[GIVEN INFORMATION start]

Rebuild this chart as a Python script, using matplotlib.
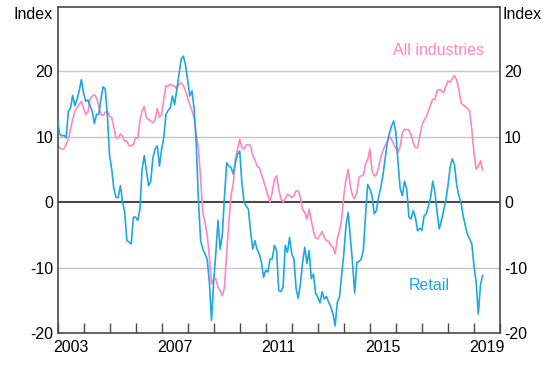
import numpy as np
import matplotlib
matplotlib.use('Agg')
import matplotlib.pyplot as plt
from matplotlib.ticker import FixedLocator, FixedFormatter

plt.rcParams['font.family'] = ['Liberation Sans', 'DejaVu Sans']

# monthly index values, Jan 2003 onwards
retail = [
    12.5, 10.4, 10.1, 10.2, 9.8, 13.9, 14.4, 16.3, 14.7, 15.7, 17.0, 18.7,
    16.7, 15.4, 15.6, 14.7, 13.9, 12.0, 13.4, 13.4, 15.7, 17.6, 17.3, 13.1,
    7.1, 5.0, 2.0, 0.7, 0.7, 2.5, 0.0, -1.6, -5.9, -6.1, -6.4, -2.3,
    -2.3, -2.8, -1.1, 5.0, 7.1, 4.8, 2.5, 3.2, 6.8, 8.1, 8.6, 5.5,
    8.1, 9.8, 13.4, 14.0,
    14.4, 16.2, 14.9, 17.2, 19.5, 21.8, 22.3, 21.0, 18.7, 16.2,
    17.0, 14.2, 8.6, 0.0, -5.9, -7.2, -7.9, -8.7, -12.2, -18.1,
    -12.2, -7.7, -2.8, -7.2, -4.9, 1.0, 6.0, 5.5, 5.3, 4.3,
    6.0, 7.3, 7.8, 3.0, 0.0, -0.6, -1.1, -4.4, -7.2, -5.9,
    -7.2, -7.9, -9.2, -11.5, -10.4, -10.7, -8.7, -8.7, -6.6, -7.4,
    -13.5, -13.7,
    -13.0, -6.6, -7.7, -5.4, -7.9, -8.7, -13.2, -14.7, -12.5, -9.2,
    -6.9, -9.4, -7.4, -11.7, -11.0, -14.0, -14.5, -15.4, -13.7, -14.8,
    -14.4, -15.3, -16.0, -17.1, -18.9, -15.3, -14.5, -11.2, -7.9, -3.6,
    -1.6, -5.4, -9.2, -13.9, -9.2, -9.1, -8.7, -7.4, -2.1, 2.7,
    2.0, 1.0, -1.8, -1.3, 0.7, 2.2, 4.0, 6.5, 9.0, 10.5,
    11.6, 12.4, 10.6, 6.0, 2.0, 1.0, 3.2, 2.0, -2.3, -2.6,
    -1.3, -2.3, -4.4, -4.0, -4.3, -2.1, -1.8, -0.6, 0.7, 3.2,
    1.5, -1.6, -4.1, -2.8, -1.3, 0.2, 2.5, 5.3, 6.6, 5.8,
    2.7, 1.0, 0.0, -2.1, -3.6, -4.9, -5.6, -6.4, -9.7, -12.2,
    -17.1, -12.7, -11.2,
]

all_industries = [
    8.8, 8.3, 8.1, 8.1, 8.8, 9.6, 11.1, 12.6, 13.9, 14.4,
    14.9, 15.4, 14.4, 13.4, 13.7, 15.7, 16.2, 16.4, 15.9, 14.7,
    13.4, 13.2, 13.7, 13.9, 13.1, 12.9, 11.4, 9.8, 9.8, 10.4,
    10.1, 9.3, 9.3, 8.6, 8.6, 8.8, 9.8, 9.8, 12.4, 13.9,
    14.6, 12.9, 12.6, 12.4, 12.1, 12.6, 14.3, 12.9, 13.4, 15.7,
    17.8, 17.7,
    18.0, 17.8, 17.7, 17.3, 18.0, 18.2, 17.8, 17.0, 15.9, 14.9,
    13.9, 12.9, 10.4, 8.1, 3.5, -1.6, -3.1, -5.1, -8.2, -12.5,
    -11.7, -11.7, -13.0, -13.5, -14.3, -13.0, -7.7, -3.1, 1.0, 2.7,
    6.5, 8.1, 9.6, 8.3, 8.1, 8.7, 8.8, 8.6, 7.1, 6.5,
    5.5, 5.3, 4.3, 3.2, 2.2, 1.0, 0.0, 1.5, 3.5, 4.0,
    2.0, 0.5,
    0.0, 0.5, 1.2, 1.0, 0.7, 1.0, 1.7, 1.7, 0.7, -1.1,
    -1.6, -2.6, -1.1, -2.8, -4.4, -5.5, -5.6, -5.1, -4.5, -5.4,
    -5.9, -6.0, -6.6, -6.9, -7.9, -5.6, -4.4, -2.6, 1.0, 3.5,
    5.0, 2.5, 1.0, 0.5, 1.5, 3.8, 4.0, 4.1, 5.8, 6.5,
    8.1, 4.8, 4.0, 4.1, 5.3, 6.8, 7.8, 8.6, 9.2, 10.0,
    9.6, 8.8, 8.2, 7.6, 8.5, 10.6, 11.1, 11.1, 11.0, 10.2,
    9.1, 8.3, 8.3, 10.0, 11.7, 12.5, 13.0, 13.9, 14.9, 15.7,
    15.7, 17.0, 17.2, 17.0, 16.7, 17.7, 18.5, 18.3, 18.8, 19.3,
    18.7, 17.3, 15.2, 14.8, 14.6, 14.3, 13.9, 11.1, 7.6, 5.0,
    5.5, 6.3, 4.9,
]

start_year = 2003
year_labels = ['2003', '2007', '2011', '2015', '2019']
y_ticks = [-20, -10, 0, 10, 20]

PINK = '#ff86c2'
BLUE = '#1ea8e1'


def main():
    t_retail = start_year + np.arange(len(retail)) / 12
    t_all = start_year + np.arange(len(all_industries)) / 12

    fig = plt.figure(figsize=(5.59, 3.71), dpi=100)
    ax = fig.add_axes([57.5 / 559, 38 / 371, 442.5 / 559, 326 / 371])

    for v in y_ticks:
        if v != 0:
            ax.axhline(v, color='#c6c6c6', lw=1, zorder=0)
    ax.axhline(0, color='#4a4a4a', lw=1.5, zorder=1)

    ax.plot(t_all, all_industries, color=PINK, lw=1.2, zorder=2)
    ax.plot(t_retail, retail, color=BLUE, lw=1.2, zorder=3)

    ax.set_xlim(2003, 2020)
    ax.set_ylim(-20, 29.8)

    ax.set_yticks(y_ticks)
    ax.set_yticklabels([str(v) for v in y_ticks])
    ax.tick_params(axis='y', length=0, labelsize=11.5, labelleft=True,
                   labelright=True, pad=3)

    ax.xaxis.set_major_locator(FixedLocator(np.arange(2003, 2021)))
    ax.xaxis.set_major_formatter(FixedFormatter([''] * 18))
    ax.xaxis.set_minor_locator(FixedLocator([int(y) + 0.5 for y in year_labels]))
    ax.xaxis.set_minor_formatter(FixedFormatter(year_labels))
    ax.tick_params(axis='x', which='major', direction='in', length=7,
                   width=1, color='#4a4a4a')
    ax.tick_params(axis='x', which='minor', length=0, labelsize=11.5, pad=5)

    for s in ax.spines.values():
        s.set_color('#4a4a4a')
        s.set_linewidth(1.2)

    ax.text(-0.01, 0.978, 'Index', transform=ax.transAxes, ha='right',
            va='center', fontsize=11.5)
    ax.text(1.005, 0.978, 'Index', transform=ax.transAxes, ha='left',
            va='center', fontsize=11.5)

    ax.text(2019.4, 23.1, 'All industries', color=PINK, ha='right',
            va='center', fontsize=11.5)
    ax.text(2017.3, -12.8, 'Retail', color=BLUE, ha='center',
            va='center', fontsize=11.5)

    fig.savefig('out.png', dpi=100)


if __name__ == '__main__':
    main()
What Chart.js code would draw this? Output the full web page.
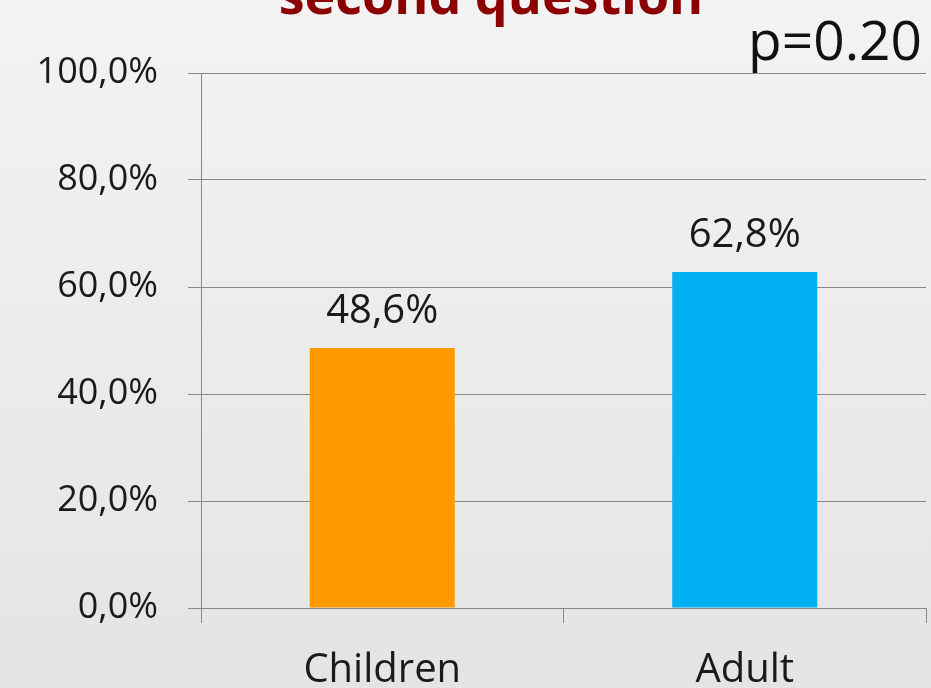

[GIVEN INFORMATION end]

*WORK REQUIRED*:
Look through the entries above. Extract each line with the word "matplotlib".

*TASK SOLUTION*:
Rebuild this chart as a Python script, using matplotlib.
import matplotlib
matplotlib.use('Agg')
import matplotlib.pyplot as plt
from matplotlib.ticker import FixedLocator, FixedFormatter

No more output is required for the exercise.